One of the cornerstones of drum technique is alternating hands phrasing, based on playing single strokes and using accents to create interesting solutions.
The idea is to just play a stream of 16ths or 8th note triplets (or any other subdivision) on the Snare Drum, and accent some combination of notes, in order to obtain a certain musical phrase. The accents can remain on the Snare or be orchestrated on Toms and Cymbals to make things more exciting.
Since this is the most common approach to phrasing, due to its simplicity, effectiveness and musicality, in this lesson we are going to study its fundamental techniques, in order to fully integrate the way it works.
To begin with, we’ll focus on a single alternating hands phrase and use it to study all available options, both in sixteenths and triplets, first on the Snare and then on the entire Drum Set in a multitude of ways.
Here are the solutions that we are going to practice with the basic phrase:
- Adding the Bass Drum on quarter notes.
- Orchestrating the accents on Toms.
- Orchestrating the accents on Cymbals.
- Doubling the unaccented notes.
- Orchestrating freely around the Drum Set.
- Additional stickings (leading with the left hand, using one hand only).
As an extra exercise, let’s keep in mind it’s useful to repeat all variations also with Snare Drum accents played as Rimshots.
Then we have two pages with 8 phrases each, based on sixteenths and triplets, that we can use to apply and reinforce the same principles we have just practiced.
Here is the PDF with transcriptions of all examples:
And here is the link to the YouTube video in which I play the exercises shown in the booklet.
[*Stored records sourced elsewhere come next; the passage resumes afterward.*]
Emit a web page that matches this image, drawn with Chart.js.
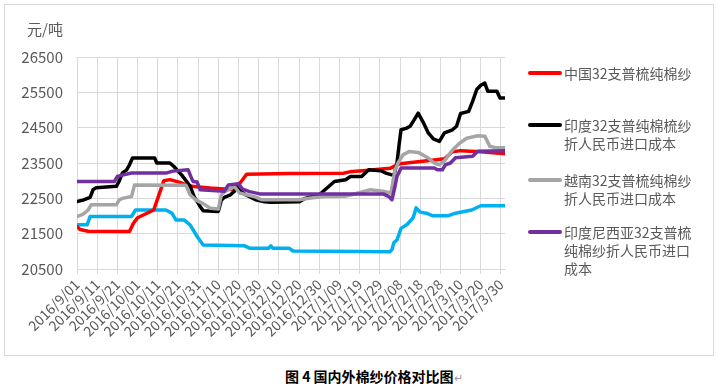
<!DOCTYPE html>
<html>
<head>
<meta charset="utf-8">
<script src="https://cdn.jsdelivr.net/npm/chart.js@4.4.1/dist/chart.umd.min.js"></script>
<style>
  body { margin: 0; background: #fff; font-family: "Noto Sans CJK SC", "Noto Sans", sans-serif; }
  #box { position: absolute; left: 4px; top: 4px; width: 708px; height: 350px; border: 1px solid #d9d9d9; }
  #legend { position: absolute; left: 0; top: 0; }
  .item { position: absolute; left: 523px; font-size: 14px; line-height: 18px; color: #595959; white-space: nowrap; }
  .swatch { position: absolute; left: 0; top: 7px; width: 34px; height: 4px; border-radius: 2px; }
  .txt { position: absolute; left: 36px; top: 0; }
  #caption { position: absolute; left: 285px; top: 366px; font-size: 14px; font-weight: bold; color: #000; white-space: nowrap; }
  #caption span { font-weight: normal; color: #999; font-size: 11px; }
</style>
</head>
<body>
<div id="box">
  <canvas id="chart" width="708" height="350"></canvas>
  <div id="legend"></div>
</div>
<div id="caption">图 4 国内外棉纱价格对比图<span>↵</span></div>
<script>
// x axis: days since 2016/9/01, labelled every 10 days
const tickDays = [0, 10, 20, 30, 40, 50, 60, 70, 80, 90, 100, 110, 120, 130, 140, 150, 160, 170, 180, 190, 200, 210];
const tickLabels = ['2016/9/01', '2016/9/11', '2016/9/21', '2016/10/01', '2016/10/11', '2016/10/21', '2016/10/31',
  '2016/11/10', '2016/11/20', '2016/11/30', '2016/12/10', '2016/12/20', '2016/12/30', '2017/1/09', '2017/1/19',
  '2017/1/29', '2017/2/08', '2017/2/18', '2017/2/28', '2017/3/10', '2017/3/20', '2017/3/30'];

const seriesNames = ['中国32支普梳纯棉纱', '印度32支普纯棉梳纱折人民币进口成本', '越南32支普梳纯棉纱折人民币进口成本',
  '印度尼西亚32支普梳纯棉纱折人民币进口成本', ''];

// China
const chinaDays = [0, 1.5, 5.5, 26, 28, 30, 38, 40, 43, 46, 51, 55, 59, 66, 78, 81, 84, 105, 132, 135, 143, 155, 160, 170, 178, 182, 186, 190, 200, 212];
const chinaValues = [21700, 21620, 21570, 21560, 21800, 21950, 22170, 22500, 23000, 23030, 22950, 22860, 22830, 22790, 22740, 22950, 23180, 23200, 23210, 23250, 23290, 23350, 23480, 23540, 23590, 23620, 23820, 23850, 23820, 23760];

// India
const indiaDays = [0, 3, 6.5, 8, 9.5, 19.5, 21, 22.5, 24.5, 26, 27.5, 38.5, 39.5, 46, 48, 52, 56, 58, 61, 62.5, 70, 71.5, 73, 76, 78, 79, 81, 83.5, 88.5, 93, 96, 110, 113, 120, 122, 127.5, 133, 135.5, 141, 144.5, 150.5, 153, 155.5, 157, 158.5, 159.5, 160.5, 163, 165, 167, 169, 171.5, 174, 176.5, 179.5, 182, 186, 188, 190, 194, 196, 198, 200, 202, 203.5, 208, 209.5, 212];
const indiaValues = [22410, 22450, 22530, 22750, 22800, 22840, 23000, 23220, 23300, 23450, 23640, 23640, 23500, 23500, 23400, 23150, 22850, 22550, 22270, 22150, 22130, 22450, 22530, 22600, 22700, 22830, 22700, 22600, 22460, 22400, 22390, 22400, 22500, 22600, 22700, 22975, 23025, 23120, 23120, 23310, 23280, 23215, 23170, 23150, 23500, 24000, 24440, 24480, 24540, 24720, 24910, 24650, 24350, 24180, 24110, 24350, 24440, 24540, 24900, 24960, 25250, 25580, 25700, 25760, 25530, 25530, 25340, 25340];

// Vietnam
const vietnamDays = [0, 3, 5.5, 7, 19.5, 21, 23, 27, 28.5, 54, 56, 59, 62.5, 66, 70, 71.5, 73.5, 78, 80.5, 88.5, 91.5, 110, 115, 122, 132.5, 136, 145, 151.5, 155.5, 157.5, 159, 161.5, 164.5, 169, 174, 177, 179.5, 182, 186, 189.5, 193, 198.5, 202, 204.5, 207.5, 212];
const vietnamValues = [21985, 22050, 22170, 22315, 22320, 22460, 22505, 22550, 22880, 22870, 22600, 22450, 22350, 22220, 22195, 22600, 22700, 22830, 22650, 22535, 22460, 22460, 22505, 22550, 22560, 22600, 22740, 22700, 22650, 23300, 23500, 23730, 23825, 23800, 23640, 23500, 23450, 23560, 23870, 24060, 24200, 24270, 24260, 23970, 23930, 23930];

// Indonesia
const indonesiaDays = [0, 18.5, 20, 22, 27, 44, 47.5, 55, 56.5, 57.5, 59.5, 61, 73, 75, 80, 82, 85.5, 90.5, 152, 154.5, 156, 157.5, 158.5, 160.5, 177, 178.5, 181, 182.5, 185, 187.5, 196, 198.5, 212];
const indonesiaValues = [22975, 22975, 23120, 23150, 23215, 23215, 23270, 23310, 23100, 22975, 22960, 22740, 22700, 22880, 22910, 22760, 22690, 22625, 22620, 22550, 22460, 22835, 23120, 23355, 23360, 23310, 23310, 23450, 23500, 23650, 23690, 23830, 23850];

// light blue series (no legend entry)
const blueDays = [0, 5, 6.5, 27, 29, 44, 47, 49, 53, 56, 57.5, 59.5, 62.5, 83, 85.5, 95, 96, 97, 105, 107, 155, 156, 157, 158.5, 160.5, 163.5, 166.5, 168, 170, 173, 176, 184, 187.5, 195.5, 200, 212];
const blueValues = [21750, 21750, 21985, 21985, 22170, 22170, 22080, 21890, 21890, 21750, 21610, 21420, 21180, 21155, 21090, 21090, 21155, 21090, 21090, 21010, 20990, 21050, 21250, 21325, 21650, 21760, 21950, 22230, 22110, 22080, 22010, 22010, 22080, 22170, 22290, 22290];

const legendLines = [
  ['中国32支普梳纯棉纱'],
  ['印度32支普纯棉梳纱', '折人民币进口成本'],
  ['越南32支普梳纯棉纱', '折人民币进口成本'],
  ['印度尼西亚32支普梳', '纯棉纱折人民币进口', '成本']
];

function pts(days, values) {
  return days.map((d, i) => ({ x: d, y: values[i] }));
}

function line(label, days, values, color, order) {
  return {
    label: label,
    data: pts(days, values),
    borderColor: color,
    backgroundColor: color,
    borderWidth: 3.5,
    pointRadius: 0,
    tension: 0,
    borderJoinStyle: 'round',
    borderCapStyle: 'round',
    order: order
  };
}

const unitLabel = {
  id: 'unitLabel',
  afterDraw(chart) {
    const ctx = chart.ctx;
    ctx.save();
    ctx.font = '15px "Noto Sans CJK SC"';
    ctx.fillStyle = '#595959';
    ctx.textAlign = 'right';
    ctx.textBaseline = 'middle';
    ctx.fillText('元/吨', chart.chartArea.left - 14, 24);
    ctx.restore();
  }
};

const chart = new Chart(document.getElementById('chart'), {
  type: 'line',
  data: {
    datasets: [
      line(seriesNames[0], chinaDays, chinaValues, '#ff0000', 4),
      line(seriesNames[1], indiaDays, indiaValues, '#000000', 3),
      line(seriesNames[2], vietnamDays, vietnamValues, '#a5a5a5', 2),
      line(seriesNames[3], indonesiaDays, indonesiaValues, '#7030a0', 1),
      line(seriesNames[4], blueDays, blueValues, '#00b0f0', 5)
    ]
  },
  options: {
    responsive: false,
    animation: false,
    layout: { padding: { top: 52, right: 208, bottom: 0, left: 0 } },
    plugins: { legend: { display: false }, tooltip: { enabled: false } },
    scales: {
      x: {
        type: 'linear',
        min: 0,
        max: 212,
        afterBuildTicks: (axis) => { axis.ticks = tickDays.map(v => ({ value: v })); },
        afterFit: (axis) => { axis.height = 86; },
        grid: { color: '#d9d9d9', tickLength: 5, drawTicks: true },
        border: { color: '#d9d9d9' },
        ticks: {
          autoSkip: false,
          maxRotation: 45,
          minRotation: 45,
          padding: 2,
          color: '#595959',
          font: { family: 'Noto Sans CJK SC', size: 14 },
          callback: (v) => tickLabels[tickDays.indexOf(v)]
        }
      },
      y: {
        min: 20500,
        max: 26500,
        afterFit: (axis) => { axis.width = 72; },
        grid: { color: '#d9d9d9', drawTicks: false },
        border: { color: '#d9d9d9' },
        ticks: {
          stepSize: 1000,
          padding: 14,
          color: '#595959',
          font: { family: 'Noto Sans CJK SC', size: 15 },
          callback: (v) => String(v)
        }
      }
    }
  },
  plugins: [unitLabel]
});

// legend on the right, multi-line labels
const tops = [59, 111, 166, 218];
const legend = document.getElementById('legend');
legendLines.forEach((lines, i) => {
  const item = document.createElement('div');
  item.className = 'item';
  item.style.top = tops[i] + 'px';
  const sw = document.createElement('div');
  sw.className = 'swatch';
  sw.style.background = chart.data.datasets[i].borderColor;
  const txt = document.createElement('div');
  txt.className = 'txt';
  txt.innerHTML = lines.join('<br>');
  item.appendChild(sw);
  item.appendChild(txt);
  legend.appendChild(item);
});
</script>
</body>
</html>
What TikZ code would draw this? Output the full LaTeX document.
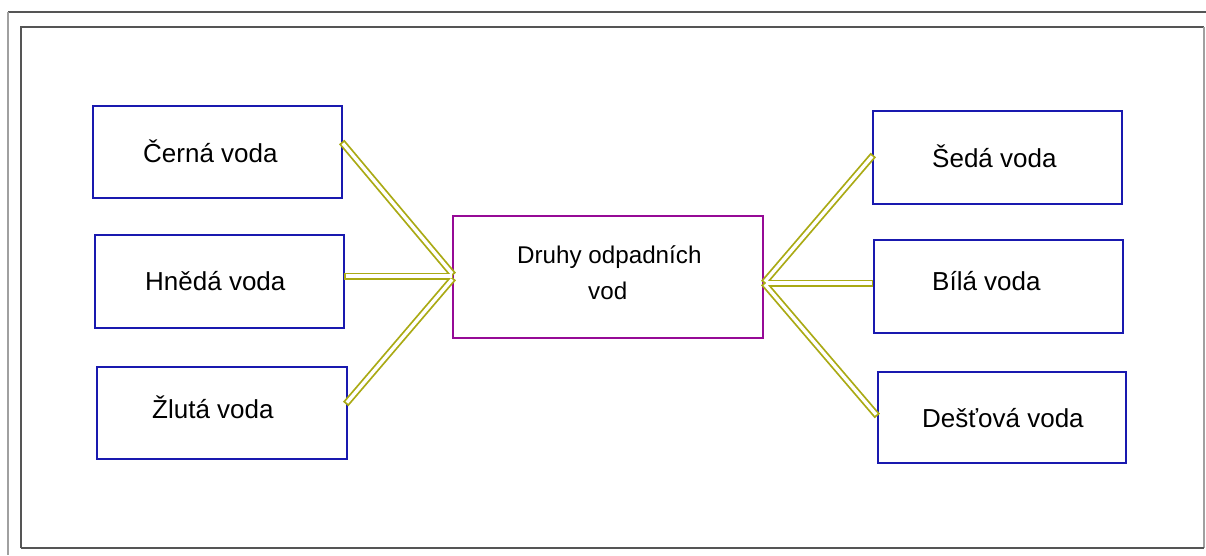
\documentclass[tikz,border=0pt]{standalone}
\usepackage{fontspec}
\setmainfont{Liberation Sans}
\usetikzlibrary{calc}
\definecolor{boxblue}{RGB}{25,25,175}
\definecolor{midmag}{RGB}{150,10,150}
\definecolor{rail}{RGB}{170,170,20}
\definecolor{framedark}{RGB}{85,85,85}
\definecolor{framelight}{RGB}{160,160,160}
\tikzset{
  wbox/.style={draw=boxblue, line width=1.4pt, minimum width=249pt, minimum height=92pt, inner sep=0pt},
  midbox/.style={draw=midmag, line width=1.4pt, minimum width=310pt, minimum height=122pt, inner sep=0pt},
  lbl/.style={anchor=base west, inner sep=0pt, font=\fontsize{26}{30}\selectfont},
  midlbl/.style={anchor=base west, inner sep=0pt, font=\fontsize{24.2}{29}\selectfont},
  railout/.style={draw=rail, line width=7pt, line cap=butt},
  railin/.style={draw=white, line width=3.4pt, line cap=butt, shorten <=1.8pt, shorten >=1.8pt},
}
\begin{document}
\begin{tikzpicture}[x=1pt,y=-1pt]
\useasboundingbox (0,0) rectangle (1206,555);
\fill[white] (0,0) rectangle (1206,555);
% page frame
\draw[framedark, line width=1.4pt] (8,12) -- (1206,12);
\draw[framelight, line width=1.4pt] (8,12) -- (8,555);
\draw[framedark, line width=1.2pt] (21,548) -- (21,27) -- (1204,27);
\draw[framelight, line width=1.4pt] (1204,27) -- (1204,548);
\draw[framedark, line width=1.4pt] (21,548) -- (1204,548);
% boxes
\node[wbox] (cerna) at (217.5,152) {};
\node[wbox, minimum height=93pt] (hneda) at (219.5,281.5) {};
\node[wbox, minimum width=250pt] (zluta) at (222,413) {};
\node[midbox] (mid) at (608,277) {};
\node[wbox, minimum height=93pt] (seda) at (997.5,157.5) {};
\node[wbox, minimum height=93pt] (bila) at (998.5,286.5) {};
\node[wbox, minimum width=248pt, minimum height=91pt] (destova) at (1002,417.5) {};
% labels
\node[lbl] (tcerna) at (143,162) {Černá voda};
\node[lbl] (thneda) at (145,290) {Hnědá voda};
\node[lbl] (tzluta) at (152,418) {Žlutá voda};
\node[lbl] (tseda) at (932,167) {Šedá voda};
\node[lbl] (tbila) at (932,290) {Bílá voda};
\node[lbl] (tdestova) at (922,427) {Dešťová voda};
\node[midlbl] (tmidA) at (517,263) {Druhy odpadních};
\node[midlbl] (tmidB) at (588,299) {vod};
% connector end points
\coordinate (pc) at ($(cerna.east)+(-1,-10)$);
\coordinate (ph) at ($(hneda.east)+(-1,-5.5)$);
\coordinate (pz) at ($(zluta.east)+(-2,-9)$);
\coordinate (mlA) at ($(mid.west)+(1,-2)$);
\coordinate (mlB) at ($(mid.west)+(1,-1)$);
\coordinate (mlC) at ($(mid.west)+(1,1)$);
\coordinate (mr) at ($(mid.east)+(0,6)$);
\coordinate (ps) at ($(seda.west)+(1,-2.5)$);
\coordinate (pb) at ($(bila.west)+(0,-3.5)$);
\coordinate (pd) at ($(destova.west)+(0,-1.5)$);
% connectors
\foreach \a/\b in {pc/mlA, ph/mlB, pz/mlC, mr/ps, mr/pb, mr/pd}{
  \draw[railout] (\a) -- (\b);
}
\foreach \a/\b in {pc/mlA, ph/mlB, pz/mlC, mr/ps, mr/pb, mr/pd}{
  \draw[railin] (\a) -- (\b);
}
\end{tikzpicture}
\end{document}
You can also click on each example in the PDF to access the specific video demonstration.
As usual, I recommend focusing mainly on accuracy and taking care of all the details related to mechanics and hand motions (the Moeller method, the Up Stroke and the idea of ‘throwing the sticks’).
If that’s the case, we can use the last two pages of the free PDF to practice each case, one at the time.
These include all available accent options, both in sixteenths and triplets, and based on one and two accents per quarter note.
They are pretty helpful in clarifying how the various motions concerned intersect with each other, before going back to complete phrases that combine accents and working these out on the entire Drum Set in the multitude of ways explored above.
As a matter of fact they can be a nice way even for advanced drummers to polish things out (I actually go through them regularly).
Lastly, one more advantage of this approach to phrasing is that, as discussed in ‘5 Ways to Interpret a Drum Chart‘, playing alternating hand single strokes and accenting the figures is the most intuitive and effective way to interpret rhythmic figures from a drum chart and translate them on the Drum Kit in a musical fashion.